Supplied data:

"""

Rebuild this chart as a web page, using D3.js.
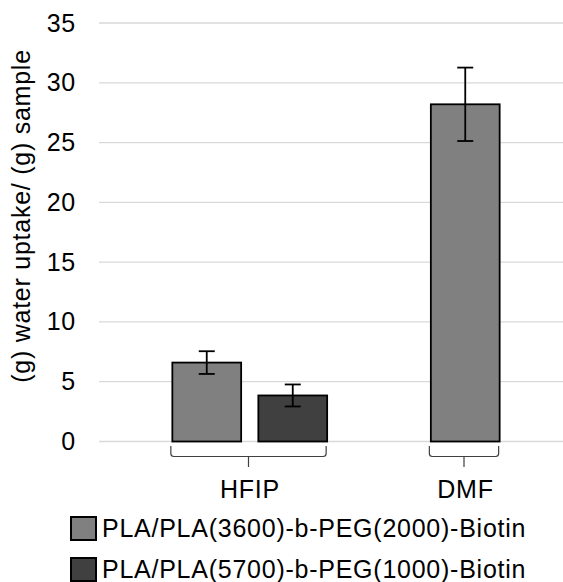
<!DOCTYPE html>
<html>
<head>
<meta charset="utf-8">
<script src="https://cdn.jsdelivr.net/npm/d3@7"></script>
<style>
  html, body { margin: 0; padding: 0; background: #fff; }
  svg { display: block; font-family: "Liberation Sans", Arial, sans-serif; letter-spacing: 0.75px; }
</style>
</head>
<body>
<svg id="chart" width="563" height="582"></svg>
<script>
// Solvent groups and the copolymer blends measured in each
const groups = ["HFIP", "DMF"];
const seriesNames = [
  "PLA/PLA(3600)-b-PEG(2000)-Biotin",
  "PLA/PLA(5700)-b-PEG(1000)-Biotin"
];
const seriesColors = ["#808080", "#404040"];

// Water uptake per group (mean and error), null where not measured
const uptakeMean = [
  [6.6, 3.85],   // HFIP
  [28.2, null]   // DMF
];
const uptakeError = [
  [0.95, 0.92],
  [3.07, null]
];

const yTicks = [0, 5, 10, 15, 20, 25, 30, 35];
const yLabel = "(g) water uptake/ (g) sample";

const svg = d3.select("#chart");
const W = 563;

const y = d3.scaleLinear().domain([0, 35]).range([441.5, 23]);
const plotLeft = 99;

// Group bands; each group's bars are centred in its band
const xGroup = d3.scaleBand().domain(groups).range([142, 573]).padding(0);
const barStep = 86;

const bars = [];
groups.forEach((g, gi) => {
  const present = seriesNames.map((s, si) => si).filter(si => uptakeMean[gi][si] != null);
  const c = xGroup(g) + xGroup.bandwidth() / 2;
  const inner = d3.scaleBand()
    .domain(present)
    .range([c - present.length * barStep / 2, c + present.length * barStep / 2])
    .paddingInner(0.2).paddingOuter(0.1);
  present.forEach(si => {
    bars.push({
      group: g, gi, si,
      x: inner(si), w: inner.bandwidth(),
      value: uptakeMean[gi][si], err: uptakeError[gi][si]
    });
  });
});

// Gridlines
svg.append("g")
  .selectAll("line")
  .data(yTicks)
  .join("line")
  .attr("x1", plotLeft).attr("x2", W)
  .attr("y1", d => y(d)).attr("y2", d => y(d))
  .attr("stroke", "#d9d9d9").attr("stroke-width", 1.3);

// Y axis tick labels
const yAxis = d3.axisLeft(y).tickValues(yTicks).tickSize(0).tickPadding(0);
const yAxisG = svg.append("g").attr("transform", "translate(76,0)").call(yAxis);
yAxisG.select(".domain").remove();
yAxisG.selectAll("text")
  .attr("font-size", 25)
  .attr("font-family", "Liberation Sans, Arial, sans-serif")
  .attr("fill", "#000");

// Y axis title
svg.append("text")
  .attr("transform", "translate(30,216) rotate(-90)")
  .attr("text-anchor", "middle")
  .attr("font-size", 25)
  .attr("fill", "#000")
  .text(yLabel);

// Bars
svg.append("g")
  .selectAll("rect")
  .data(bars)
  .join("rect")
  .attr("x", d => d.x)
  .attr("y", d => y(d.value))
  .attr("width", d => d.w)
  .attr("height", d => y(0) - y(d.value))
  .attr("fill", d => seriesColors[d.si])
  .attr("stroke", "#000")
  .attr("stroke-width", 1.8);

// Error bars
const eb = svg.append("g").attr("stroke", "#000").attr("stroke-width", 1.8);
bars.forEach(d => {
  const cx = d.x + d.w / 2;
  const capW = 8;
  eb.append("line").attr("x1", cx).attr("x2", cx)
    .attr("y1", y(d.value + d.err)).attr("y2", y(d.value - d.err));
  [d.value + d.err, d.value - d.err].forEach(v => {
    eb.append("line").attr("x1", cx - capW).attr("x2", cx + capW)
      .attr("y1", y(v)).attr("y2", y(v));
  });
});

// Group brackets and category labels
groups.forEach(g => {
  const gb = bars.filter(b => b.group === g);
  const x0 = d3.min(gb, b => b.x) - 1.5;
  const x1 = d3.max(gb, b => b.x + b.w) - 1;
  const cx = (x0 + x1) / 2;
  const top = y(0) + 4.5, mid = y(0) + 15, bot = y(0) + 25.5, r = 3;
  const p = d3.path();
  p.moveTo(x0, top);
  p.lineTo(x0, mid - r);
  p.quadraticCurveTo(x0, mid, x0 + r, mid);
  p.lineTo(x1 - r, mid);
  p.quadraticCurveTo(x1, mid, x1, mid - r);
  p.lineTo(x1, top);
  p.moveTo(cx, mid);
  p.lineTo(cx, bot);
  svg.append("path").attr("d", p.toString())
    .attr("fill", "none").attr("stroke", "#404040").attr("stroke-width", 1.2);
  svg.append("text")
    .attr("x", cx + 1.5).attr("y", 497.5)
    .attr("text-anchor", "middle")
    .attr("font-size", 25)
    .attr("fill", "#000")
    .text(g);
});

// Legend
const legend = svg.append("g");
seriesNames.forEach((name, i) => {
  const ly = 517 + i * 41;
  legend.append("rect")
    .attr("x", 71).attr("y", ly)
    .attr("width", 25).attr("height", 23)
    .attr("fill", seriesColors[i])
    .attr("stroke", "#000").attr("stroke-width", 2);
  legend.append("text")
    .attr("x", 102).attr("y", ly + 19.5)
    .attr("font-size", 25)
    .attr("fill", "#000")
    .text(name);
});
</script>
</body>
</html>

"""

Set exercise: Return the listing above in full and without alteration, excluding its pictures.

Output below:
Rebuild this chart as a web page, using D3.js.
<!DOCTYPE html>
<html>
<head>
<meta charset="utf-8">
<script src="https://cdn.jsdelivr.net/npm/d3@7"></script>
<style>
  html, body { margin: 0; padding: 0; background: #fff; }
  svg { display: block; font-family: "Liberation Sans", Arial, sans-serif; letter-spacing: 0.75px; }
</style>
</head>
<body>
<svg id="chart" width="563" height="582"></svg>
<script>
// Solvent groups and the copolymer blends measured in each
const groups = ["HFIP", "DMF"];
const seriesNames = [
  "PLA/PLA(3600)-b-PEG(2000)-Biotin",
  "PLA/PLA(5700)-b-PEG(1000)-Biotin"
];
const seriesColors = ["#808080", "#404040"];

// Water uptake per group (mean and error), null where not measured
const uptakeMean = [
  [6.6, 3.85],   // HFIP
  [28.2, null]   // DMF
];
const uptakeError = [
  [0.95, 0.92],
  [3.07, null]
];

const yTicks = [0, 5, 10, 15, 20, 25, 30, 35];
const yLabel = "(g) water uptake/ (g) sample";

const svg = d3.select("#chart");
const W = 563;

const y = d3.scaleLinear().domain([0, 35]).range([441.5, 23]);
const plotLeft = 99;

// Group bands; each group's bars are centred in its band
const xGroup = d3.scaleBand().domain(groups).range([142, 573]).padding(0);
const barStep = 86;

const bars = [];
groups.forEach((g, gi) => {
  const present = seriesNames.map((s, si) => si).filter(si => uptakeMean[gi][si] != null);
  const c = xGroup(g) + xGroup.bandwidth() / 2;
  const inner = d3.scaleBand()
    .domain(present)
    .range([c - present.length * barStep / 2, c + present.length * barStep / 2])
    .paddingInner(0.2).paddingOuter(0.1);
  present.forEach(si => {
    bars.push({
      group: g, gi, si,
      x: inner(si), w: inner.bandwidth(),
      value: uptakeMean[gi][si], err: uptakeError[gi][si]
    });
  });
});

// Gridlines
svg.append("g")
  .selectAll("line")
  .data(yTicks)
  .join("line")
  .attr("x1", plotLeft).attr("x2", W)
  .attr("y1", d => y(d)).attr("y2", d => y(d))
  .attr("stroke", "#d9d9d9").attr("stroke-width", 1.3);

// Y axis tick labels
const yAxis = d3.axisLeft(y).tickValues(yTicks).tickSize(0).tickPadding(0);
const yAxisG = svg.append("g").attr("transform", "translate(76,0)").call(yAxis);
yAxisG.select(".domain").remove();
yAxisG.selectAll("text")
  .attr("font-size", 25)
  .attr("font-family", "Liberation Sans, Arial, sans-serif")
  .attr("fill", "#000");

// Y axis title
svg.append("text")
  .attr("transform", "translate(30,216) rotate(-90)")
  .attr("text-anchor", "middle")
  .attr("font-size", 25)
  .attr("fill", "#000")
  .text(yLabel);

// Bars
svg.append("g")
  .selectAll("rect")
  .data(bars)
  .join("rect")
  .attr("x", d => d.x)
  .attr("y", d => y(d.value))
  .attr("width", d => d.w)
  .attr("height", d => y(0) - y(d.value))
  .attr("fill", d => seriesColors[d.si])
  .attr("stroke", "#000")
  .attr("stroke-width", 1.8);

// Error bars
const eb = svg.append("g").attr("stroke", "#000").attr("stroke-width", 1.8);
bars.forEach(d => {
  const cx = d.x + d.w / 2;
  const capW = 8;
  eb.append("line").attr("x1", cx).attr("x2", cx)
    .attr("y1", y(d.value + d.err)).attr("y2", y(d.value - d.err));
  [d.value + d.err, d.value - d.err].forEach(v => {
    eb.append("line").attr("x1", cx - capW).attr("x2", cx + capW)
      .attr("y1", y(v)).attr("y2", y(v));
  });
});

// Group brackets and category labels
groups.forEach(g => {
  const gb = bars.filter(b => b.group === g);
  const x0 = d3.min(gb, b => b.x) - 1.5;
  const x1 = d3.max(gb, b => b.x + b.w) - 1;
  const cx = (x0 + x1) / 2;
  const top = y(0) + 4.5, mid = y(0) + 15, bot = y(0) + 25.5, r = 3;
  const p = d3.path();
  p.moveTo(x0, top);
  p.lineTo(x0, mid - r);
  p.quadraticCurveTo(x0, mid, x0 + r, mid);
  p.lineTo(x1 - r, mid);
  p.quadraticCurveTo(x1, mid, x1, mid - r);
  p.lineTo(x1, top);
  p.moveTo(cx, mid);
  p.lineTo(cx, bot);
  svg.append("path").attr("d", p.toString())
    .attr("fill", "none").attr("stroke", "#404040").attr("stroke-width", 1.2);
  svg.append("text")
    .attr("x", cx + 1.5).attr("y", 497.5)
    .attr("text-anchor", "middle")
    .attr("font-size", 25)
    .attr("fill", "#000")
    .text(g);
});

// Legend
const legend = svg.append("g");
seriesNames.forEach((name, i) => {
  const ly = 517 + i * 41;
  legend.append("rect")
    .attr("x", 71).attr("y", ly)
    .attr("width", 25).attr("height", 23)
    .attr("fill", seriesColors[i])
    .attr("stroke", "#000").attr("stroke-width", 2);
  legend.append("text")
    .attr("x", 102).attr("y", ly + 19.5)
    .attr("font-size", 25)
    .attr("fill", "#000")
    .text(name);
});
</script>
</body>
</html>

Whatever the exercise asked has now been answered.